* [Goal] Will you output the lines between the ones holding "Generate a Python" and "depth = [-0.9, -0.7, -0.5, -0.3]", inclusive, exactly as they stand, and only those lines, with the pictures left out?

----- Raw records -----

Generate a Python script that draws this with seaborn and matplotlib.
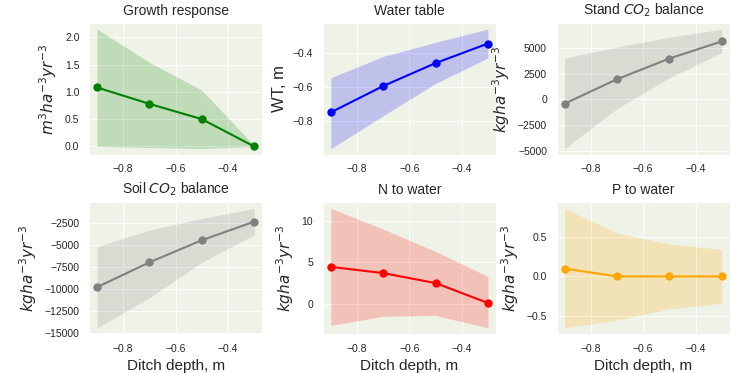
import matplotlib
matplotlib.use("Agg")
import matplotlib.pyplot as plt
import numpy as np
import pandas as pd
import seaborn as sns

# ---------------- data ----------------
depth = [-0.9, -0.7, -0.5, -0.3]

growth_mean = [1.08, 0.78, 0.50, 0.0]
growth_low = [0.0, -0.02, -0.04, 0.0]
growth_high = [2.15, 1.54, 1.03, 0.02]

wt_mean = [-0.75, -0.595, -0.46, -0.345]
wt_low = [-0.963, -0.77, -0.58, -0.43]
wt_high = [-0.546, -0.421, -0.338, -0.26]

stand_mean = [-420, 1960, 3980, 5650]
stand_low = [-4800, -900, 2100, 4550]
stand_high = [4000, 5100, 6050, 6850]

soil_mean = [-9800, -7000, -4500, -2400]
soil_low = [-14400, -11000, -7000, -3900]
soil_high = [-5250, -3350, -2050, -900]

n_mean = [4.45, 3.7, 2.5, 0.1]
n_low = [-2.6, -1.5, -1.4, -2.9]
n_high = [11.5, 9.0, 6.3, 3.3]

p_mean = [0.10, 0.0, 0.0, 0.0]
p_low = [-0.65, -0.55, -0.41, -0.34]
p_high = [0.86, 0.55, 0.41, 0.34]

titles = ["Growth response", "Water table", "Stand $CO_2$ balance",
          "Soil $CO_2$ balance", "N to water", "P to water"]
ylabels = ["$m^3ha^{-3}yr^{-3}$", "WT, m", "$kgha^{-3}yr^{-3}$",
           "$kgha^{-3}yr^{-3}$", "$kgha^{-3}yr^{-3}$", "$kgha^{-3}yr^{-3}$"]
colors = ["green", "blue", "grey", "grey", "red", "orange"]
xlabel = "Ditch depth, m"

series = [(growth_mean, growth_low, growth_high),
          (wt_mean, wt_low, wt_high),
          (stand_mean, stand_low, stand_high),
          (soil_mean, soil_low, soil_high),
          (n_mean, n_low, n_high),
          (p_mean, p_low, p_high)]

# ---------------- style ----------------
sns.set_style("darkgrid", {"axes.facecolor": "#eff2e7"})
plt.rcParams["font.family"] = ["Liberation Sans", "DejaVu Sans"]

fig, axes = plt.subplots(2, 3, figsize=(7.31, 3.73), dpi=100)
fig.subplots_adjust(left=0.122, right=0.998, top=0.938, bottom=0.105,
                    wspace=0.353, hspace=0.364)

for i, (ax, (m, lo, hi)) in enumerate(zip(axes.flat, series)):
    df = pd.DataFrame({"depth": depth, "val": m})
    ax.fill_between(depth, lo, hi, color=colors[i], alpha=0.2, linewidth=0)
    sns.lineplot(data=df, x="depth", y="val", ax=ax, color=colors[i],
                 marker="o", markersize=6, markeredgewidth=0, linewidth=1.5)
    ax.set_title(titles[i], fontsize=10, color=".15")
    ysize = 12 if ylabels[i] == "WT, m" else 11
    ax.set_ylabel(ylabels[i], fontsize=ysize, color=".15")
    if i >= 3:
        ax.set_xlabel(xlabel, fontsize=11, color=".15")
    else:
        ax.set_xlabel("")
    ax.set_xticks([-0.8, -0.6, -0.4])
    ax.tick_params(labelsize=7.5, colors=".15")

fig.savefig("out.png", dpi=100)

-----
----- Raw records -----

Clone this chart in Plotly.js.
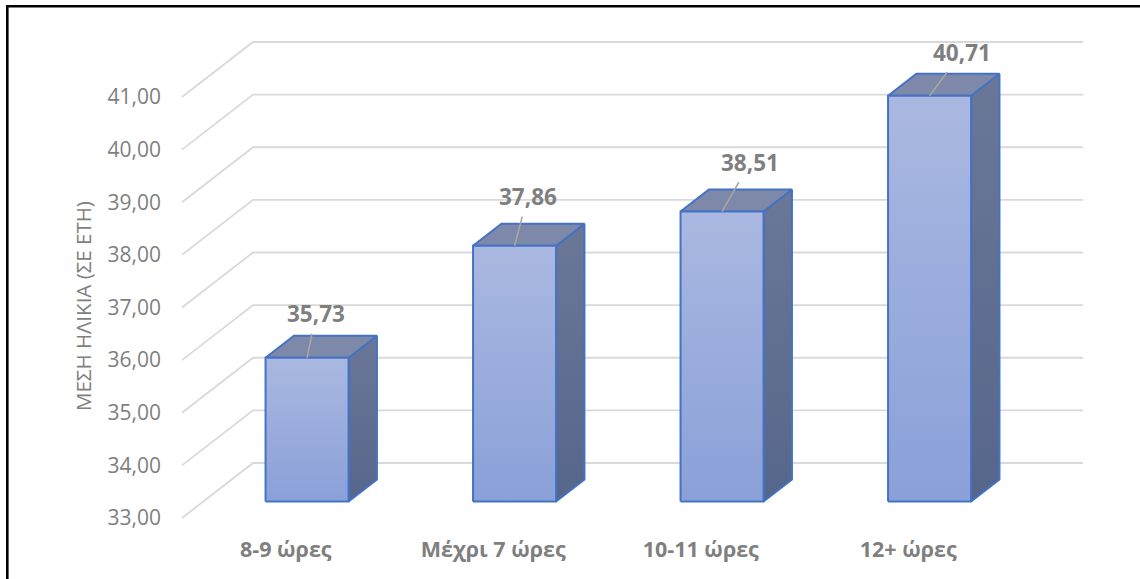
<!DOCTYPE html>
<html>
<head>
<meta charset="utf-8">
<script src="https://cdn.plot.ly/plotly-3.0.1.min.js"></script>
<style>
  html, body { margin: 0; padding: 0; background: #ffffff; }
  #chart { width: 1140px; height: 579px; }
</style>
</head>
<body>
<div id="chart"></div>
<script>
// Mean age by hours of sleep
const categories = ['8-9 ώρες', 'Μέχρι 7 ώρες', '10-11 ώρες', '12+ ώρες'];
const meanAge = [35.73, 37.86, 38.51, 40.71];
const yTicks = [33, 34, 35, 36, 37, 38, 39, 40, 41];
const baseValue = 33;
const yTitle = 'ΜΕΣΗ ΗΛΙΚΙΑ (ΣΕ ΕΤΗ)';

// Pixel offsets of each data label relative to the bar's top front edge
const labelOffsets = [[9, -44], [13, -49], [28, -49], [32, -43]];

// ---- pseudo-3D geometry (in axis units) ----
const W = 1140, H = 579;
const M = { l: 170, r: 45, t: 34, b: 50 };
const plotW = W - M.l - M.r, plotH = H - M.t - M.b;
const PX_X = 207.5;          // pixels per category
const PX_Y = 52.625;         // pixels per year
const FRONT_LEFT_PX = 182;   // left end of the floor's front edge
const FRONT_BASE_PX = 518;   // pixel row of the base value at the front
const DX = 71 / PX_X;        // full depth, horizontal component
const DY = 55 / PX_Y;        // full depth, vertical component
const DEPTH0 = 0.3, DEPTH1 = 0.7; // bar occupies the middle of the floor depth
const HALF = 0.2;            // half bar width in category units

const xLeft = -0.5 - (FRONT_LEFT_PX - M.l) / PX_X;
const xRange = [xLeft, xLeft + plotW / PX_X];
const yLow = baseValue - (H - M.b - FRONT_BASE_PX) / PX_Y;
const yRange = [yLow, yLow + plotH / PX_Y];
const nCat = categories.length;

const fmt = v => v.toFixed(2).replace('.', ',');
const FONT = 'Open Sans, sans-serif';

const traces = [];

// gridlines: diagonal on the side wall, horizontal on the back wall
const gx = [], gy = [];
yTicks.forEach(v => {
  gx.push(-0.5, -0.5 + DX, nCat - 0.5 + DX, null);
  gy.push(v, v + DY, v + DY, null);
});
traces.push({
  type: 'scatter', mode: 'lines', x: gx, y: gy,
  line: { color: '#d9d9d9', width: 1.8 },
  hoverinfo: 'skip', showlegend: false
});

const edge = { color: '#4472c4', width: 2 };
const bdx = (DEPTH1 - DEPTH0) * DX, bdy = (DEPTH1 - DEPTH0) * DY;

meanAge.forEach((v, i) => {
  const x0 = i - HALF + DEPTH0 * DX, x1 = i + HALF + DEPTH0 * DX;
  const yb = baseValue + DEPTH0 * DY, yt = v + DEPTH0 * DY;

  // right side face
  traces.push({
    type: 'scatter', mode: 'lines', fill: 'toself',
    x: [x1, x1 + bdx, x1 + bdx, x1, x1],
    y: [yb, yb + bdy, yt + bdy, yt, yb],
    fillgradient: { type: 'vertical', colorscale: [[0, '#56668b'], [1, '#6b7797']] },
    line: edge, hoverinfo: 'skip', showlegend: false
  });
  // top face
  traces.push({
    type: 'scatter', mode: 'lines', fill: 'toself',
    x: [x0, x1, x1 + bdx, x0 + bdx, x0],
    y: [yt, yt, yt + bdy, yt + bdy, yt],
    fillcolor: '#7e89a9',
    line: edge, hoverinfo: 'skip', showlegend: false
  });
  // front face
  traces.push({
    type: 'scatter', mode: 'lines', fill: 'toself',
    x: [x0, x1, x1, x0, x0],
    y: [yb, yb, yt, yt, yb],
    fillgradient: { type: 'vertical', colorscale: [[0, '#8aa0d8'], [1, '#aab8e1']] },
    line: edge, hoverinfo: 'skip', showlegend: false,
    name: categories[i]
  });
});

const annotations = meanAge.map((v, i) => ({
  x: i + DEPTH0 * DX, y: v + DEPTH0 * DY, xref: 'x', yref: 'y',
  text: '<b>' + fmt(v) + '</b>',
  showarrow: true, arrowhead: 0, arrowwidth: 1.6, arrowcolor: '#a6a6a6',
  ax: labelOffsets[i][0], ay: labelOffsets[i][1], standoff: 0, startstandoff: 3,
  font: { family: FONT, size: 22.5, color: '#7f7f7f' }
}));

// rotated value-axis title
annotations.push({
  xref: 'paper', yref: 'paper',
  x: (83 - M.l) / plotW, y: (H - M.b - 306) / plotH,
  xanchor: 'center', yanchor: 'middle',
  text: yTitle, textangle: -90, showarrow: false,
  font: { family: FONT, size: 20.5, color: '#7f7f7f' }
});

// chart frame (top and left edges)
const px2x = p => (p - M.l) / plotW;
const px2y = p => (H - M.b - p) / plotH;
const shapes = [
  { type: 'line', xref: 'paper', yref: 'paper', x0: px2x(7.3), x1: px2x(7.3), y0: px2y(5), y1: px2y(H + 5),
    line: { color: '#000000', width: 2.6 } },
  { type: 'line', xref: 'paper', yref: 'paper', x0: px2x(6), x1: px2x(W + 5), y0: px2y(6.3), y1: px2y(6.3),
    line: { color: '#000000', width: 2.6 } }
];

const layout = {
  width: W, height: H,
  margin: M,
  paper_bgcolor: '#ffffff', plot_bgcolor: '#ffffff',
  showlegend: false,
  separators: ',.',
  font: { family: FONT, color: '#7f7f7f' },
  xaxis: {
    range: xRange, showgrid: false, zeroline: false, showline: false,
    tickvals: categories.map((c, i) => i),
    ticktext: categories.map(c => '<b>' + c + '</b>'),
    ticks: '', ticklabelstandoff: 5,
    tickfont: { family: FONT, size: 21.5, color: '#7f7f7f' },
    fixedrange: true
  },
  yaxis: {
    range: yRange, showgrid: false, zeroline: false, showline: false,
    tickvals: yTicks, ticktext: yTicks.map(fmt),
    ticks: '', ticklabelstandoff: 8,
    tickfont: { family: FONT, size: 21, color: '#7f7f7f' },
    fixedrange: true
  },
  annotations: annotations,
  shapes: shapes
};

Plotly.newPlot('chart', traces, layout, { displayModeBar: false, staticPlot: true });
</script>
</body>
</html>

-----
----- Raw records -----

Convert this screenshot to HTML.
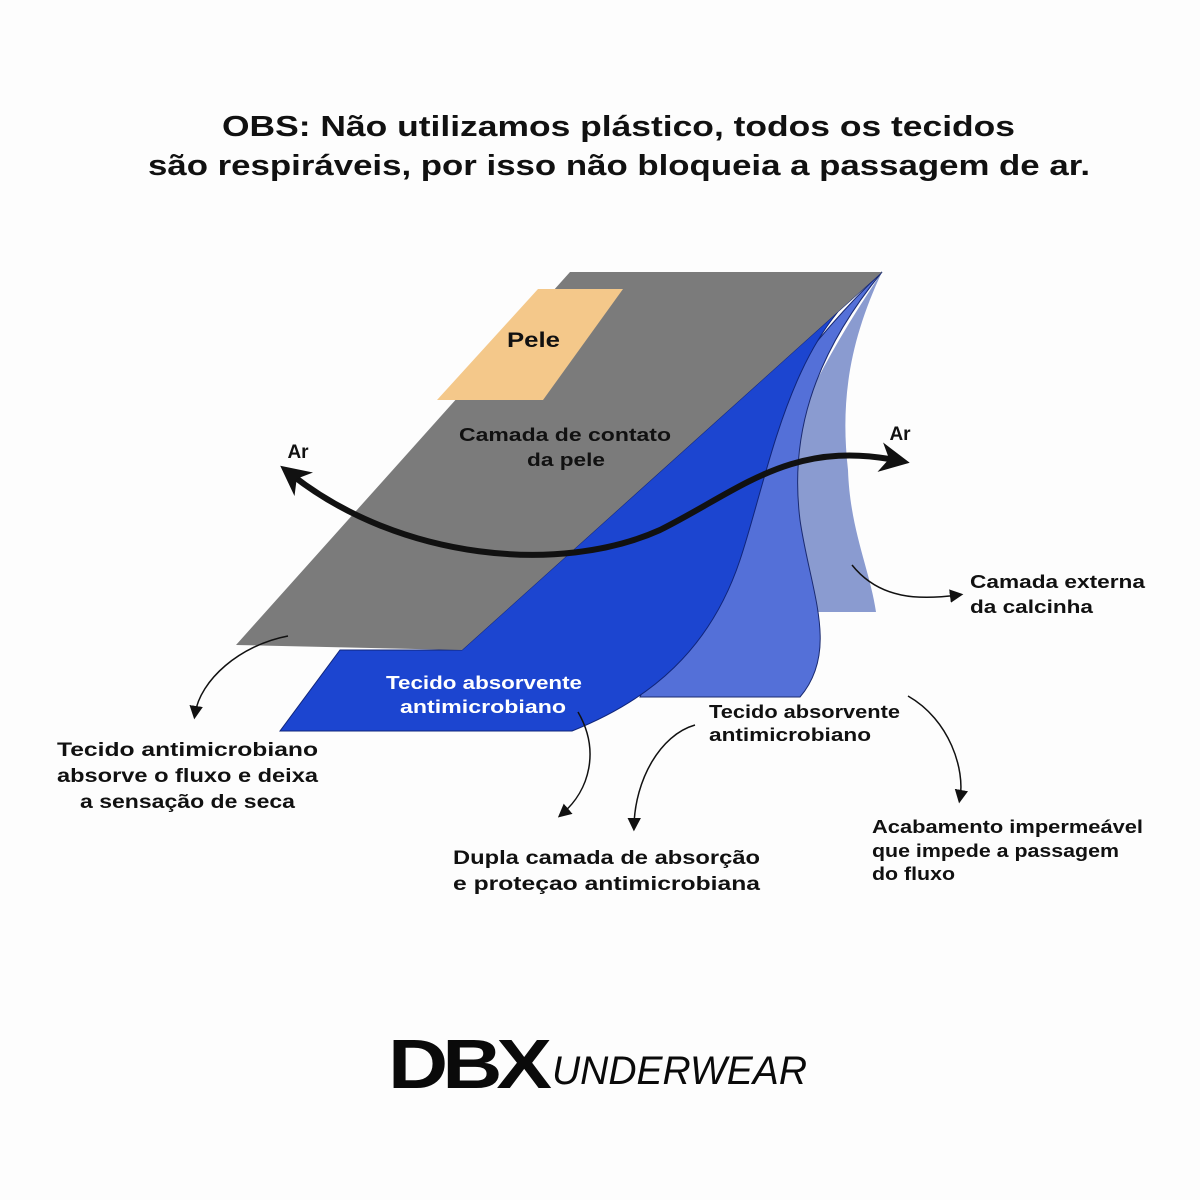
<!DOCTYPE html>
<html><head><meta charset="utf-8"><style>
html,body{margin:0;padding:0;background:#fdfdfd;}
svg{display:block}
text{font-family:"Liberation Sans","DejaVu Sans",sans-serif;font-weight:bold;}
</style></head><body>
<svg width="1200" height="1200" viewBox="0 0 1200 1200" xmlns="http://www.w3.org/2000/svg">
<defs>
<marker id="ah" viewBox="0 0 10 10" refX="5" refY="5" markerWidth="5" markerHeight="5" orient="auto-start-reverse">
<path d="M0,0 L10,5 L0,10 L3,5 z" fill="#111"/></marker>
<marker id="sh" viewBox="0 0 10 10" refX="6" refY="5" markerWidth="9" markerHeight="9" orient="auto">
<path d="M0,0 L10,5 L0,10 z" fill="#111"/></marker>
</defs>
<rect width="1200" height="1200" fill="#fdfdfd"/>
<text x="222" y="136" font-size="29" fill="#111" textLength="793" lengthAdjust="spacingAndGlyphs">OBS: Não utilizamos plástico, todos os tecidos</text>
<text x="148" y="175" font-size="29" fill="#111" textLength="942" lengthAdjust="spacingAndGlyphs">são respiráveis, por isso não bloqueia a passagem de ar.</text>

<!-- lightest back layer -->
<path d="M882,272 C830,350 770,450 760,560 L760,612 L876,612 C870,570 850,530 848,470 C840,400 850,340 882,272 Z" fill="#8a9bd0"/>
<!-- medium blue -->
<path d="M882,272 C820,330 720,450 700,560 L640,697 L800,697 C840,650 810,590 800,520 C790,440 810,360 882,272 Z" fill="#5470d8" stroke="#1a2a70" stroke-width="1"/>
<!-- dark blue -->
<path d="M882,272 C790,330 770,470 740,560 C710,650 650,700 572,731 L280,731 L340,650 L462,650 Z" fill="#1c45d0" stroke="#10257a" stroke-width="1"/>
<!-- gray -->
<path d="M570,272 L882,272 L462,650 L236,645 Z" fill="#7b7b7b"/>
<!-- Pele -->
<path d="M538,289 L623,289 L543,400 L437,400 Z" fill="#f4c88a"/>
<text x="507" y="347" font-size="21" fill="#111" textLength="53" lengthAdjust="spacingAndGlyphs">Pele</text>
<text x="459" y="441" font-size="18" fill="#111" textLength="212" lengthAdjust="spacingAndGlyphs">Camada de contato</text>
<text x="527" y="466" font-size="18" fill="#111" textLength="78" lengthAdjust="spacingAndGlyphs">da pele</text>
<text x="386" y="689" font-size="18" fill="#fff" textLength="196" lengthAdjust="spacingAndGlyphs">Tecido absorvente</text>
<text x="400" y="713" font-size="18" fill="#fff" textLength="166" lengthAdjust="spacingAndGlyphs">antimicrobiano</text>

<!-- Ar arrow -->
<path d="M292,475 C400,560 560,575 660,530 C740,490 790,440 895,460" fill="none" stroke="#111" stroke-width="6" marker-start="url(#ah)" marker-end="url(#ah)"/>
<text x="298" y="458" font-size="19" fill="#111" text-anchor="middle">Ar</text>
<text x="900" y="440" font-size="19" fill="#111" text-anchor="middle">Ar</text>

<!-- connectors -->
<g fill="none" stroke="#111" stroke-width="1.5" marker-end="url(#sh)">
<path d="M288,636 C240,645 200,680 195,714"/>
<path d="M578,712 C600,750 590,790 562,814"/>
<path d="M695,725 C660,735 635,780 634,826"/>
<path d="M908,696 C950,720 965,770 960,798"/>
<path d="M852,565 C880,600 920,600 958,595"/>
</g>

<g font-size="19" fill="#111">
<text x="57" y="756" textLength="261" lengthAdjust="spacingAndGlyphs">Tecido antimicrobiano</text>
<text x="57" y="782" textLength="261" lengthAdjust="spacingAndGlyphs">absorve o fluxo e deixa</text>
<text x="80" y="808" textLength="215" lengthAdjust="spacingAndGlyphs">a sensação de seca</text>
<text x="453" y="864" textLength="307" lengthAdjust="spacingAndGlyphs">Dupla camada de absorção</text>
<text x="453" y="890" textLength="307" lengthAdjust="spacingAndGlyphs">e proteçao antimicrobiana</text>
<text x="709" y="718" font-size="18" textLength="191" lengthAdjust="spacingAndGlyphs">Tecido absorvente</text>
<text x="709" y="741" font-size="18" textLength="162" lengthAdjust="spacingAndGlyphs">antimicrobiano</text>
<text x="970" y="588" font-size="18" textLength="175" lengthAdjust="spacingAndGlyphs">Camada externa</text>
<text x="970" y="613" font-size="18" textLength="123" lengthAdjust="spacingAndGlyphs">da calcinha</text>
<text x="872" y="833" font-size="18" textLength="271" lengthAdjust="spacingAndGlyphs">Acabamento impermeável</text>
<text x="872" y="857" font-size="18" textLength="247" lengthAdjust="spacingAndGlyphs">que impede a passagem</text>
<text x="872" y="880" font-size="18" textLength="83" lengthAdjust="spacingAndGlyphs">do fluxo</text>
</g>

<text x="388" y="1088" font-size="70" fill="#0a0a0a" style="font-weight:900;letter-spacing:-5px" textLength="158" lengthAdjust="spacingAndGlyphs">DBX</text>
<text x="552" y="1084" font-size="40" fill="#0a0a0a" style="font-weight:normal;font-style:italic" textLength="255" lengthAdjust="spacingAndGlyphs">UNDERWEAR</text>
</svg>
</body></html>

-----

* [Final result]
Generate a Python script that draws this with seaborn and matplotlib.
import matplotlib
matplotlib.use("Agg")
import matplotlib.pyplot as plt
import numpy as np
import pandas as pd
import seaborn as sns

# ---------------- data ----------------
depth = [-0.9, -0.7, -0.5, -0.3]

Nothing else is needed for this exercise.